Traditionally we think of diamonds as forming from the intense pressures found in Earth's interior, but a number of the sturdy gems have also been found in meteorites from space -- and they're fundamentally different from their terrestrial counterparts.
An international team of researchers say they've discovered the largest crystals to date of a rare type of diamond called lonsdaleite. The diamonds have an unusual hexagonal atomic structure (compared with the more common cubic structure) and were found in a meteorite that may have originated from a dwarf planet that experienced a catastrophic collision with an asteroid billions of years ago.
"This study proves categorically that lonsdaleite exists in nature," Dougal McCulloch, director of the RMIT Microscopy and Microanalysis Facility in Australia, said in a statement.
The unusual hexagonal structure of the diamond could make it harder than most diamonds originating from Earth. Lonsdaleite has been found in a certain type of meteorite, called a ureilite, and it has even been manufactured in a lab by shooting graphite disks at a wall at speeds comparable with those of an asteroid impacting a planet.
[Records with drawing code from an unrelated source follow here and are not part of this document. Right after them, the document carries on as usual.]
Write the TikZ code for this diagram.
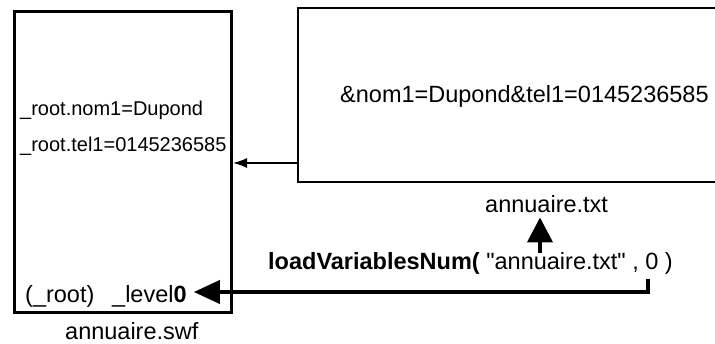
\documentclass[tikz,border=0pt]{standalone}
\usepackage{fontspec}
\setmainfont{Liberation Sans}[Ligatures=TeXOff]
\usetikzlibrary{arrows.meta,calc}
\begin{document}
\begin{tikzpicture}[x=1pt,y=-1pt,
  lbl/.style={inner sep=0pt, anchor=base west, font=\fontsize{23.5}{28}\selectfont},
  smalllbl/.style={inner sep=0pt, anchor=base west, font=\fontsize{20}{24}\selectfont},
  boxnode/.style={draw, inner sep=0pt},
  thinarrow/.style={line width=1.5pt, -{Latex[length=14pt,width=10pt]}},
  thickarrow/.style={line width=4pt}]
\clip (0,0) rectangle (715,344);
\fill[white] (0,0) rectangle (715,344);
% boxes
\node[boxnode, line width=3pt, minimum width=217pt, minimum height=301pt] (swf) at (123,162) {};
\node[boxnode, line width=2pt, minimum width=462pt, minimum height=174pt] (txt) at (528.5,95.5) {};
% texts
\node[smalllbl] (nom) at (20,116) {\_root.nom1=Dupond};
\node[smalllbl] (tel) at (20,152) {\_root.tel1=0145236585};
\node[lbl] (root) at (25,303) {(\_root)};
\node[lbl] (level) at (112,303) {\_level\textbf{0}};
\node[lbl] (swflbl) at (65,339.5) {annuaire.swf};
\node[lbl] (content) at (340,103) {\&nom1=Dupond\&tel1=0145236585};
\node[lbl] (txtlbl) at (485,213) {annuaire.txt};
\node[lbl] (call) at (268,270) {\textbf{loadVariablesNum(} "annuaire.txt" , 0 )};
% connectors
\coordinate (ya) at (0,163);
\draw[thinarrow] (txt.west |- ya) -- (swf.east |- ya);
\coordinate (ax) at (540,0);
\draw[thickarrow, -{Triangle[length=25pt,width=25pt]}] ($(ax |- call.north)$) -- ($(ax |- txtlbl.south)+(0,4)$);
\coordinate (zero) at (648,279);
\coordinate (ly) at (0,292);
\draw[thickarrow, -{Triangle[length=26pt,width=23pt]}] (zero) -- (zero |- ly) -- ($(level.east |- ly)+(7,0)$);
\end{tikzpicture}
\end{document}
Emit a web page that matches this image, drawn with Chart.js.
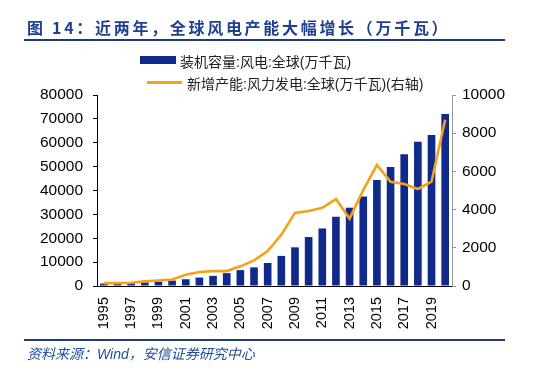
<!DOCTYPE html>
<html>
<head>
<meta charset="utf-8">
<script src="https://cdn.jsdelivr.net/npm/chart.js@4"></script>
<style>
  html, body { margin: 0; padding: 0; background: #fff; }
  #wrap { position: relative; width: 543px; height: 374px; overflow: hidden; font-family: "Liberation Sans", "Noto Sans CJK SC", sans-serif; }
  #chart { position: absolute; left: 0; top: 0; }
  .title { position: absolute; left: 27px; top: 15px; font: bold 16px "Noto Sans CJK SC", sans-serif; color: #1f3f8f; letter-spacing: 2.7px; white-space: nowrap; }
  .rule { position: absolute; left: 24px; width: 481px; height: 2px; background: #1f3a78; }
  .legend { position: absolute; font: 14px "Liberation Sans", "Noto Sans CJK SC", sans-serif; color: #222; white-space: nowrap; }
  .legend .box { position: absolute; left: 0; width: 36px; height: 8px; background: #102a8c; }
  .legend .ln { position: absolute; left: 0; width: 35px; height: 3px; background: #f5a11c; }
  .source { position: absolute; left: 27px; top: 343px; font: italic 14px "Liberation Sans", "Noto Sans CJK SC", sans-serif; color: #1f4e9a; white-space: nowrap; }
</style>
</head>
<body>
<div id="wrap">
  <canvas id="chart" width="543" height="374"></canvas>
  <div class="title">图 14：近两年，全球风电产能大幅增长（万千瓦）</div>
  <div class="rule" style="top:39px"></div>
  <div class="legend" style="left:140px; top:51px;"><span class="box" style="top:5px"></span><span style="margin-left:40px">装机容量:风电:全球(万千瓦)</span></div>
  <div class="legend" style="left:147px; top:73px;"><span class="ln" style="top:8px"></span><span style="margin-left:40px">新增产能:风力发电:全球(万千瓦)(右轴)</span></div>
  <div class="rule" style="top:339px"></div>
  <div class="source">资料来源：Wind，安信证券研究中心</div>
</div>
<script>
// data
const years = ['1995', '1996', '1997', '1998', '1999', '2000', '2001', '2002', '2003', '2004', '2005', '2006', '2007',
  '2008', '2009', '2010', '2011', '2012', '2013', '2014', '2015', '2016', '2017', '2018', '2019', '2020'];
const capacity = [1000, 1250, 1400, 1560, 1840, 2270, 2830, 3540, 4250, 5380, 6650, 7800, 9630,
  12600, 16200, 20500, 24100, 29000, 32800, 37500, 44400, 49800, 55200, 60400, 63200, 72000];
const newCapacity = [150, 150, 170, 240, 290, 340, 590, 730, 780, 780, 1030, 1340, 1830,
  2690, 3830, 3930, 4090, 4550, 3530, 5020, 6340, 5460, 5340, 5080, 5460, 8700];
const leftTicks = [0, 10000, 20000, 30000, 40000, 50000, 60000, 70000, 80000];
const rightTicks = [0, 2000, 4000, 6000, 8000, 10000];

const tickFont = { family: '"Liberation Sans", Arial, sans-serif', size: 15.5 };

new Chart(document.getElementById('chart'), {
    data: {
        labels: years,
        datasets: [
            { type: 'line', label: '新增产能:风力发电:全球(万千瓦)(右轴)', data: newCapacity, yAxisID: 'y1', borderColor: '#f5a11c', borderWidth: 2.6, pointRadius: 0, tension: 0, order: 0 },
            { type: 'bar', label: '装机容量:风电:全球(万千瓦)', data: capacity, yAxisID: 'y', backgroundColor: '#102a8c', categoryPercentage: 1, barPercentage: 0.56, order: 1 }
        ]
    },
    options: {
        responsive: false,
        animation: false,
        layout: { padding: { top: 95, bottom: 36, left: 0, right: 0 } },
        plugins: { legend: { display: false }, tooltip: { enabled: false } },
        scales: {
            x: {
                grid: { display: false },
                border: { color: '#000', width: 1 },
                ticks: { color: '#000', font: { ...tickFont, size: 14.5 }, autoSkip: false, maxRotation: 90, minRotation: 90, padding: 3,
                    callback: (v, i) => i % 2 === 0 ? years[i] : '' },
                afterFit: s => { s.height = 52; }
            },
            y: {
                position: 'left', min: 0, max: 80000,
                grid: { drawOnChartArea: false, tickLength: 4, color: '#000' },
                border: { color: '#000', width: 1 },
                ticks: { color: '#000', font: tickFont, padding: 10, callback: v => String(v) },
                afterBuildTicks: s => { s.ticks = leftTicks.map(v => ({ value: v })); },
                afterFit: s => { s.width = 97; }
            },
            y1: {
                position: 'right', min: 0, max: 10000,
                grid: { drawOnChartArea: false, tickLength: 4, color: '#999' },
                border: { color: '#999', width: 1 },
                ticks: { color: '#000', font: tickFont, padding: 6, callback: v => String(v) },
                afterBuildTicks: s => { s.ticks = rightTicks.map(v => ({ value: v })); },
                afterFit: s => { s.width = 91; }
            }
        }
    }
});
</script>
</body>
</html>
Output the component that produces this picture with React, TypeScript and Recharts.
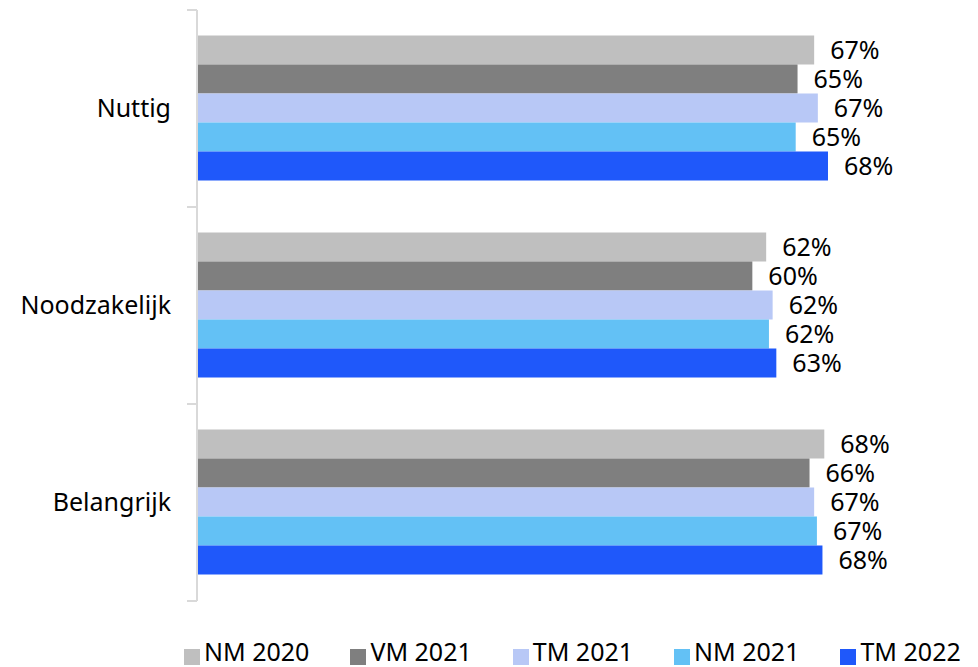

The research team looked at 18 ureilites, mostly from northwest Africa, and one discovered by Monash University geology professor Andy Tomkins on the Nullarbor, a vast, arid plain in southern Australia. The strange diamonds were found in just four samples, all from northwest Africa.
But the details of how these super-diamonds formed in space have remained somewhat mysterious.
McCulloch and colleagues used advanced electron microscopy techniques to look at slices from the meteorites and think they may have discovered a new formation process for both lonsdaleite and regular diamonds.
That process "is like a supercritical chemical vapor deposition process that has taken place in these space rocks, probably in the dwarf planet shortly after a catastrophic collision," McCulloch said.
In lay-speak, that means the space diamonds were likely formed by carbon-based materials, potentially, on a dwarf planet being subject to extreme pressures after a cosmic traffic accident. The team actually think this prevailing hypothesis of diamonds forming during the impact could be wrong -- and the diamonds may have formed at lower pressures after the destruction. Similar processes are used under controlled environments to produce materials for certain metals, semiconductors and other products.
The study was led by Tomkins and published Monday in Proceedings of the National Academy of Sciences. Tomkins says the space diamond sample provides a new process for industries to attempt to replicate.
"We don't really know how hard lonsdaleite is," Tomkins told CNET. "It's been estimated mathematically to be 58% harder than diamond, but that is yet to be proven by measurement."
The material might be useful in mining or just for bragging rights about your wild hexagonal space bling.
"We think that lonsdaleite could be used to make tiny, ultra-hard machine parts if we can develop an industrial process that promotes replacement of pre-shaped graphite parts by lonsdaleite," said Tomkins.